Luxury becomes more satisfying when it is connected to your actual senses, routines, values, and priorities. How does it feel? How often will you use it? Does it make your life calmer, more beautiful, more comfortable, or more intentional? Does it still matter when no one else knows about it?
Those questions bring the experience back to you.
Social Media Can Make Luxury Feel Like A Competition
Social media often compresses luxury into images: the outfit, the room, the table, the view, the bag, the watch, the car, the vacation. These images can be beautiful, but they rarely show the full financial, emotional, or practical context behind them.
You usually do not see the debt, stress, returns, regrets, sponsorships, editing, family support, rental arrangements, or trade-offs. You also do not see whether the person displaying the luxury is truly enjoying it.

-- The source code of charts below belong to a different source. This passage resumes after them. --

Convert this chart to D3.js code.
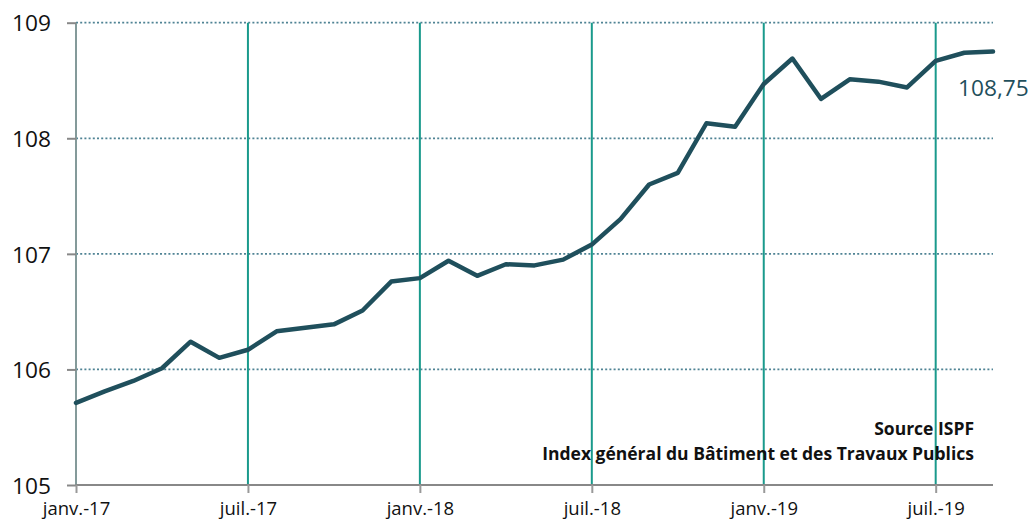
<!DOCTYPE html>
<html><head><meta charset="utf-8">
<script src="https://cdn.jsdelivr.net/npm/d3@7"></script>
<style>body{margin:0;background:#fff}svg{display:block}</style>
</head><body>
<svg id="c" width="1031" height="522"></svg>
<script>
const months = ["janv.-17","févr.-17","mars-17","avr.-17","mai-17","juin-17","juil.-17","août-17","sept.-17","oct.-17","nov.-17","déc.-17",
"janv.-18","févr.-18","mars-18","avr.-18","mai-18","juin-18","juil.-18","août-18","sept.-18","oct.-18","nov.-18","déc.-18",
"janv.-19","févr.-19","mars-19","avr.-19","mai-19","juin-19","juil.-19","août-19","sept.-19"];
const values = [105.71,105.81,105.90,106.01,106.24,106.10,106.17,106.33,106.36,106.39,106.51,106.76,
106.79,106.94,106.81,106.91,106.90,106.95,107.08,107.30,107.60,107.70,108.13,108.10,
108.47,108.69,108.34,108.51,108.49,108.44,108.67,108.74,108.75];
const xTicks = ["janv.-17","juil.-17","janv.-18","juil.-18","janv.-19","juil.-19"];
const yTicks = [105,106,107,108,109];
const lastLabel = "108,75";
const sourceLines = ["Source ISPF","Index général du Bâtiment et des Travaux Publics"];

const svg = d3.select("#c");
const L=76, R=993, T=22.7, B=485;
const x = d3.scalePoint().domain(months).range([L,R]);
const y = d3.scaleLinear().domain([105,109]).range([B,T]);
const font = "'Open Sans', sans-serif";

// horizontal dotted gridlines
svg.append("g").selectAll("line").data(yTicks.filter(v=>v>105)).join("line")
  .attr("x1",L).attr("x2",R).attr("y1",d=>y(d)).attr("y2",d=>y(d))
  .attr("stroke","#4f8394").attr("stroke-width",1.8).attr("stroke-dasharray","2,2.2");

// vertical teal lines
svg.append("g").selectAll("line").data(xTicks.slice(1)).join("line")
  .attr("x1",d=>x(d)).attr("x2",d=>x(d)).attr("y1",T).attr("y2",B)
  .attr("stroke","#1a9a8c").attr("stroke-width",2);

// y axis
const yAxis = svg.append("g").attr("transform",`translate(${L},0)`)
  .call(d3.axisLeft(y).tickValues(yTicks).tickSize(9).tickPadding(16).tickFormat(d3.format("d")));
yAxis.select(".domain").attr("stroke","#849a9a").attr("stroke-width",2).attr("d",`M0,${T}V${B}`);
yAxis.selectAll(".tick line").attr("stroke","#888").attr("stroke-width",2);
yAxis.selectAll("text").attr("font-family",font).attr("font-size",22.7).attr("fill","#111").attr("dy","0.36em");

// x axis
const xAxis = svg.append("g").attr("transform",`translate(0,${B})`)
  .call(d3.axisBottom(x).tickValues(xTicks).tickSize(8).tickPadding(9));
xAxis.select(".domain").attr("stroke","#888").attr("stroke-width",2).attr("d",`M${L},0H${R}`);
xAxis.selectAll(".tick line").attr("stroke","#999").attr("stroke-width",2);
xAxis.selectAll("text").attr("font-family",font).attr("font-size",18.5).attr("fill","#111");

// line
svg.append("path").datum(values.map((v,i)=>[months[i],v]))
  .attr("fill","none").attr("stroke","#1f4f5c").attr("stroke-width",4.5)
  .attr("stroke-linejoin","round").attr("stroke-linecap","round")
  .attr("d",d3.line().x(d=>x(d[0])).y(d=>y(d[1])));

// last value label
svg.append("text").attr("x",x(months[months.length-1])-35).attr("y",y(values[values.length-1])+44)
  .attr("font-family",font).attr("font-size",22.7).attr("fill","#1f4f5c").text(lastLabel);

// source text
svg.append("g").selectAll("text").data(sourceLines).join("text")
  .attr("x",974).attr("y",(d,i)=>435+i*25).attr("text-anchor","end")
  .attr("font-family",font).attr("font-weight","bold").attr("font-size",17.5).attr("fill","#111")
  .text(d=>d);
</script>
</body></html>
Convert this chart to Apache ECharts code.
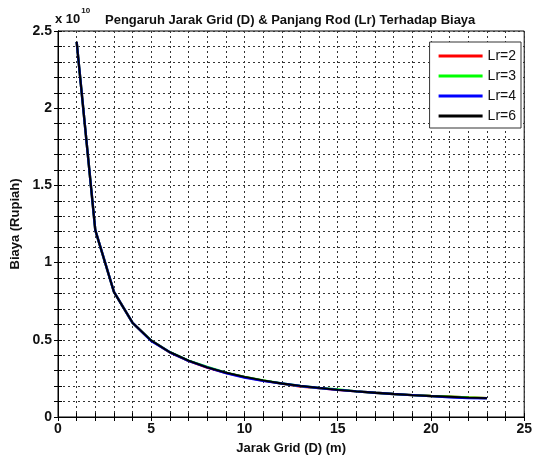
<!DOCTYPE html>
<html>
<head>
<meta charset="utf-8">
<script src="https://cdn.jsdelivr.net/npm/echarts@6/dist/echarts.min.js"></script>
<style>
  html, body { margin: 0; padding: 0; background: #fff; }
  #main { width: 535px; height: 460px; }
</style>
</head>
<body>
<div id="main"></div>
<script>
// jarak grid D (m)
var jarak = [1, 2, 3, 4, 5, 6, 7, 8, 9, 10, 11, 12, 13, 14, 15, 16, 17, 18, 19, 20, 21, 22, 23];
// biaya dalam satuan 10^10 Rupiah
var biayaLr2 = [2.43, 1.21, 0.81, 0.61, 0.495, 0.418, 0.363, 0.320, 0.286, 0.259, 0.236, 0.216, 0.197, 0.187, 0.176, 0.166, 0.157, 0.149, 0.142, 0.136, 0.131, 0.126, 0.122];
var biayaLr3 = [2.43, 1.21, 0.81, 0.61, 0.495, 0.420, 0.365, 0.325, 0.287, 0.260, 0.237, 0.217, 0.201, 0.188, 0.179, 0.166, 0.157, 0.149, 0.142, 0.136, 0.131, 0.126, 0.122];
var biayaLr4 = [2.43, 1.21, 0.81, 0.61, 0.493, 0.419, 0.364, 0.322, 0.285, 0.256, 0.234, 0.217, 0.201, 0.188, 0.176, 0.166, 0.157, 0.149, 0.142, 0.135, 0.127, 0.122, 0.121];
var biayaLr6 = [2.43, 1.21, 0.81, 0.61, 0.495, 0.420, 0.365, 0.322, 0.287, 0.260, 0.237, 0.217, 0.201, 0.188, 0.176, 0.166, 0.157, 0.149, 0.142, 0.136, 0.131, 0.126, 0.122];
var seriesNames = ['Lr=2', 'Lr=3', 'Lr=4', 'Lr=6'];
var seriesColors = ['#ff0000', '#00ff00', '#0000ff', '#000000'];

var chart = echarts.init(document.getElementById('main'), null, { renderer: 'canvas' });

function pairs(ys) {
  return jarak.map(function (d, i) { return [d, ys[i]]; });
}

var font = 'Liberation Sans, Arial, sans-serif';
var gridLine = { show: true, lineStyle: { color: '#333', width: 1, type: [2, 3] } };

var allData = [biayaLr2, biayaLr3, biayaLr4, biayaLr6];
var series = allData.map(function (ys, i) {
  return {
    name: seriesNames[i],
    type: 'line',
    data: pairs(ys),
    showSymbol: false,
    symbol: 'none',
    lineStyle: { color: seriesColors[i], width: i === 3 ? 1.8 : 2.4 },
    itemStyle: { color: seriesColors[i] },
    z: 10 + i
  };
});

var option = {
  backgroundColor: '#fff',
  animation: false,
  title: {
    text: 'Pengaruh Jarak Grid (D) & Panjang Rod (Lr) Terhadap Biaya',
    left: 100,
    top: 9,
    textStyle: { fontFamily: font, fontSize: 13, fontWeight: 'bold', color: '#111' }
  },
  graphic: [{
    type: 'text',
    left: 55,
    top: 7,
    style: {
      text: '{a|x 10}{b|10}',
      rich: {
        a: { fontFamily: font, fontSize: 13, fontWeight: 'bold', fill: '#111', verticalAlign: 'bottom', lineHeight: 19 },
        b: { fontFamily: font, fontSize: 8, fontWeight: 'bold', fill: '#111', verticalAlign: 'top', lineHeight: 10, padding: [0, 0, 9, 1] }
      }
    }
  }],
  legend: {
    data: seriesNames,
    orient: 'vertical',
    right: 14,
    top: 42,
    backgroundColor: '#fff',
    borderColor: '#333',
    borderWidth: 1,
    padding: [7, 5, 5, 9],
    itemGap: 6,
    itemWidth: 44,
    itemHeight: 13,
    icon: 'path://M0,5 L44,5 L44,8 L0,8 Z',
    textStyle: { fontFamily: font, fontSize: 14, color: '#111' }
  },
  grid: { left: 58, right: 10, top: 31, bottom: 41, show: true, borderColor: '#000', borderWidth: 1 },
  xAxis: [{
    type: 'value',
    min: 0,
    max: 25,
    interval: 1,
    name: 'Jarak Grid (D) (m)',
    nameLocation: 'middle',
    nameGap: 25,
    nameTextStyle: { fontFamily: font, fontSize: 13, fontWeight: 'bold', color: '#111' },
    axisLine: { show: true, lineStyle: { color: '#000' } },
    axisTick: { show: true, inside: true, length: 4, lineStyle: { color: '#000' } },
    axisLabel: {
      fontFamily: font, fontSize: 14, fontWeight: 'bold', color: '#111', margin: 5,
      formatter: function (v) { return Math.round(v) % 5 === 0 ? String(Math.round(v)) : ''; }
    },
    splitLine: gridLine
  }, {
    type: 'value',
    position: 'top',
    min: 0,
    max: 25,
    interval: 1,
    axisLine: { show: true, lineStyle: { color: '#000' } },
    axisTick: { show: true, inside: true, length: 4, lineStyle: { color: '#000' } },
    axisLabel: { show: false },
    splitLine: { show: false }
  }],
  yAxis: [{
    type: 'value',
    min: 0,
    max: 2.5,
    interval: 0.1,
    name: 'Biaya (Rupiah)',
    nameLocation: 'middle',
    nameGap: 33,
    nameTextStyle: { fontFamily: font, fontSize: 13, fontWeight: 'bold', color: '#111' },
    axisLine: { show: true, lineStyle: { color: '#000' } },
    axisTick: { show: true, inside: true, length: 4, lineStyle: { color: '#000' } },
    axisLabel: {
      fontFamily: font, fontSize: 14, fontWeight: 'bold', color: '#111', margin: 6,
      formatter: function (v) {
        var t = Math.round(v * 10);
        return t % 5 === 0 ? String(t / 10) : '';
      }
    },
    splitLine: gridLine
  }, {
    type: 'value',
    position: 'right',
    min: 0,
    max: 2.5,
    interval: 0.1,
    axisLine: { show: true, lineStyle: { color: '#000' } },
    axisTick: { show: true, inside: true, length: 4, lineStyle: { color: '#000' } },
    axisLabel: { show: false },
    splitLine: { show: false }
  }],
  series: series
};

chart.setOption(option);
</script>
</body>
</html>
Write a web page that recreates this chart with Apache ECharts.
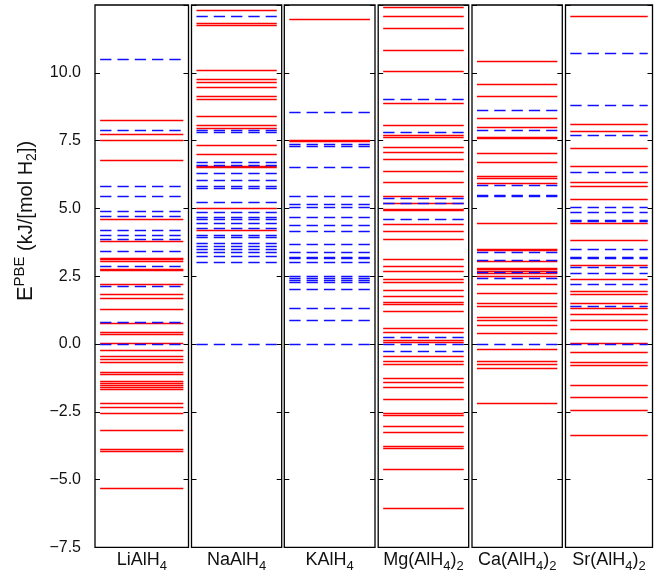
<!DOCTYPE html>
<html><head><meta charset="utf-8">
<script src="https://cdn.jsdelivr.net/npm/echarts@6/dist/echarts.min.js"></script>
<style>html,body{margin:0;padding:0;background:#fff}#c{width:654px;height:578px}</style>
</head><body><div id="c"></div>
<script>
const categories = ['LiAlH4', 'NaAlH4', 'KAlH4', 'Mg(AlH4)2', 'Ca(AlH4)2', 'Sr(AlH4)2'];
const yTickStep = 2.5;
// red solid levels
const redLi = [8.26, 7.74, 7.52, 6.76, 4.59, 3.80, 3.18, 3.12, 3.06, 2.77, 2.72, 2.21, 1.83, 1.67, 1.29, 0.78, 0.45, 0.37, 0.03, -0.22, -0.47, -0.56, -0.69, -1.06, -1.12, -1.39, -1.45, -1.52, -1.60, -1.67, -2.19, -2.32, -2.56, -3.17, -3.87, -3.95, -5.32];
const redNa = [12.31, 11.82, 11.77, 10.10, 9.78, 9.66, 9.45, 9.15, 9.03, 8.38, 8.07, 7.95, 7.32, 7.01, 6.57, 6.50, 4.99, 4.20];
const redK = [11.98, 7.53, 7.46];
const redMg = [12.41, 12.10, 11.65, 10.84, 10.04, 8.89, 8.06, 7.68, 7.62, 7.27, 7.08, 6.81, 6.38, 5.97, 5.43, 5.18, 4.97, 4.94, 4.40, 4.14, 3.86, 3.12, 2.88, 2.69, 2.40, 2.29, 1.99, 1.77, 1.53, 1.45, 1.21, 0.58, 0.43, 0.12, 0.05, -0.47, -0.62, -0.74, -1.25, -1.40, -1.60, -2.03, -2.54, -2.61, -3.03, -3.27, -3.78, -3.85, -4.63, -6.04];
const redCa = [10.42, 9.57, 9.14, 8.32, 8.01, 7.64, 7.58, 7.04, 6.70, 6.18, 6.13, 5.93, 4.47, 3.50, 3.44, 3.05, 2.81, 2.75, 2.69, 2.60, 2.51, 2.20, 1.88, 1.50, 1.40, 1.00, 0.86, 0.70, 0.39, -0.19, -0.63, -0.75, -0.90, -2.17];
const redSr = [12.09, 8.12, 7.84, 7.22, 6.56, 5.97, 5.80, 5.33, 4.45, 3.81, 2.91, 2.40, 1.96, 1.83, 1.50, 1.33, 1.11, 0.86, 0.56, 0.02, -0.31, -0.67, -0.79, -1.52, -1.95, -2.46, -3.38];
// blue dashed levels
const blueLi = [10.49, 7.88, 5.83, 5.46, 4.90, 4.72, 4.20, 4.00, 3.86, 3.43, 2.85, 2.14, 0.80, 0.0];
const blueNa = [12.07, 7.89, 7.80, 6.71, 6.60, 6.28, 6.03, 5.82, 5.74, 5.24, 4.85, 4.66, 4.61, 4.45, 4.25, 4.02, 3.93, 3.71, 3.62, 3.51, 3.40, 3.23, 3.03, 0.0];
const blueK = [8.56, 7.36, 7.30, 6.53, 5.46, 5.16, 5.06, 4.67, 4.38, 4.14, 3.67, 3.39, 3.21, 3.17, 3.03, 2.50, 2.43, 2.35, 2.29, 2.01, 1.31, 0.88, 0.0];
const blueMg = [9.04, 7.79, 5.37, 5.18, 4.59, 0.26, 0.0, -0.26];
const blueCa = [8.62, 7.88, 5.85, 5.50, 5.45, 3.39, 3.07, 2.66, 2.43, 0.0];
const blueSr = [10.72, 8.81, 7.71, 6.34, 5.06, 4.84, 4.55, 4.51, 3.51, 3.20, 3.15, 2.84, 2.60, 2.22, 1.40, 0.0];

const redSets = [redLi, redNa, redK, redMg, redCa, redSr];
const blueSets = [blueLi, blueNa, blueK, blueMg, blueCa, blueSr];

const panelLeft = [95, 191.5, 284.3, 378.2, 472, 565.5];
const panelWidth = [93.5, 90.2, 90.7, 90.5, 90.3, 87];
const FONT = '"Liberation Sans", Arial, Helvetica, sans-serif';

function richName(s) {
  return s.replace(/(\D+)|(\d+)/g, (m, a, b) => a ? '{n|' + a + '}' : '{s|' + b + '}');
}
function fmt(v) {
  return (v < 0 ? '\u2212' : '') + Math.abs(v).toFixed(1);
}

const grids = [], xAxes = [], yAxes = [], series = [];
categories.forEach((cat, i) => {
  grids.push({left: panelLeft[i], top: 5, width: panelWidth[i], height: 542.4,
    outerBoundsMode: 'none', containLabel: false,
    show: true, borderColor: '#000', borderWidth: 1.3, backgroundColor: 'transparent'});
  xAxes.push({gridIndex: i, type: 'value', min: 0, max: 1,
    axisLine: {show: false}, axisTick: {show: false}, axisLabel: {show: false}, splitLine: {show: false},
    name: richName(cat), nameLocation: 'middle', nameGap: 0,
    nameTextStyle: {rich: {
      n: {fontSize: 18, fontFamily: FONT, color: '#111', verticalAlign: 'middle'},
      s: {fontSize: 13, fontFamily: FONT, color: '#111', verticalAlign: 'middle', padding: [13, 0, 0, 0]}
    }}});
  ['left', 'right'].forEach(pos => {
    yAxes.push({gridIndex: i, type: 'value', position: pos, min: -7.5, max: 12.5, interval: yTickStep,
      axisLine: {show: false},
      axisTick: {show: true, inside: true, length: 5, lineStyle: {color: '#000', width: 1}},
      axisLabel: {show: i === 0 && pos === 'left', showMaxLabel: false, formatter: fmt,
        fontSize: 16, fontFamily: FONT, color: '#111', margin: 14},
      splitLine: {show: false}});
  });
  series.push({type: 'lines', coordinateSystem: 'cartesian2d', xAxisIndex: i, yAxisIndex: 2 * i,
    silent: true, polyline: false,
    lineStyle: {color: '#ff0000', width: 1.3, opacity: 1, type: 'solid', curveness: 0},
    data: redSets[i].map(v => ({coords: [[0.055, v], [0.945, v]]}))});
  series.push({type: 'lines', coordinateSystem: 'cartesian2d', xAxisIndex: i, yAxisIndex: 2 * i,
    silent: true, polyline: false,
    lineStyle: {color: '#1010ff', width: 1.4, opacity: 1, type: [11.3, 6], curveness: 0},
    data: blueSets[i].map(v => ({coords: [[0.055, v], [0.945, v]]}))});
});

const chart = echarts.init(document.getElementById('c'), null, {renderer: 'canvas'});
chart.setOption({
  animation: false,
  backgroundColor: '#fff',
  grid: grids, xAxis: xAxes, yAxis: yAxes, series: series,
  graphic: [{
    type: 'text', x: 26, y: 221, rotation: Math.PI / 2,
    style: {
      text: '{e|E}{p|PBE}{n| (kJ/[mol H}{b|2}{n|])}',
      align: 'center', verticalAlign: 'middle',
      rich: {
        e: {fontSize: 22, fontFamily: FONT, fill: '#111', verticalAlign: 'middle'},
        p: {fontSize: 15, fontFamily: FONT, fill: '#111', verticalAlign: 'middle', padding: [0, 0, 13, 0]},
        n: {fontSize: 20, fontFamily: FONT, fill: '#111', verticalAlign: 'middle'},
        b: {fontSize: 14, fontFamily: FONT, fill: '#111', verticalAlign: 'middle', padding: [12, 0, 0, 0]}
      }
    }
  }]
});
</script></body></html>
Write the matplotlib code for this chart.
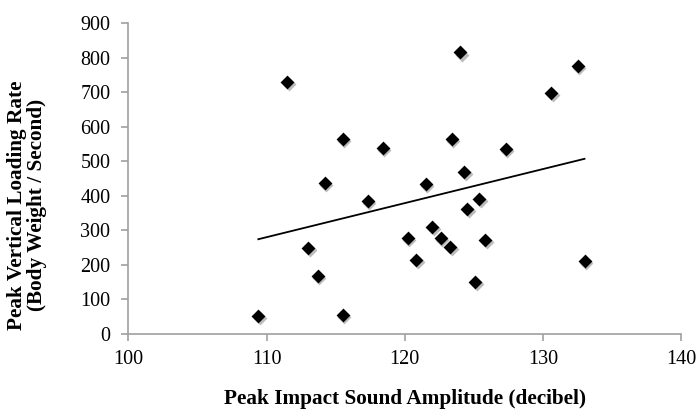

This does not mean every luxury image is fake. It means every image is incomplete.
When you remember that, it becomes easier to appreciate beauty without turning it into a verdict on your own life. You can let something be visually pleasing without allowing it to define what you lack.
A Calmer Relationship With Luxury Starts With Enough
Comparison thrives when your life always feels like it is missing the next thing.
A calmer relationship with luxury starts by recognizing enough. That does not mean you stop wanting nice things. It means your wants no longer have to come from insecurity.
You can still enjoy upgrades. You can still appreciate craftsmanship. You can still save for something special. You can still care about beauty, comfort, and quality. The difference is that you are not using luxury to repair a feeling of being lesser than someone else.
When enough is present, luxury becomes an enhancement rather than a rescue mission.
That shift makes luxury feel lighter. You can enjoy something beautiful without needing it to prove your worth. You can admire someone else’s life without shrinking your own. You can choose quality without turning every choice into a comparison.
Let Luxury Support Your Life, Not Define It
Luxury is most enjoyable when it supports the life you are actually living.
That may mean choosing fewer things but choosing them more carefully. It may mean caring less about trends and more about what you repeatedly enjoy. It may mean noticing the quiet forms of luxury already present in your life: a peaceful room, a good meal, a comfortable bed, a favorite view, a well-made object, or time that feels unhurried.
The goal is not to reject luxury. The goal is to remove the pressure around it.
You do not need to win at luxury for it to be meaningful. You do not need the most expensive version, the most visible version, or the version other people recognize fastest. You only need a version that adds something real to your life.
When luxury becomes personal again, comparison has less room to take over.
And that is often when it becomes enjoyable again.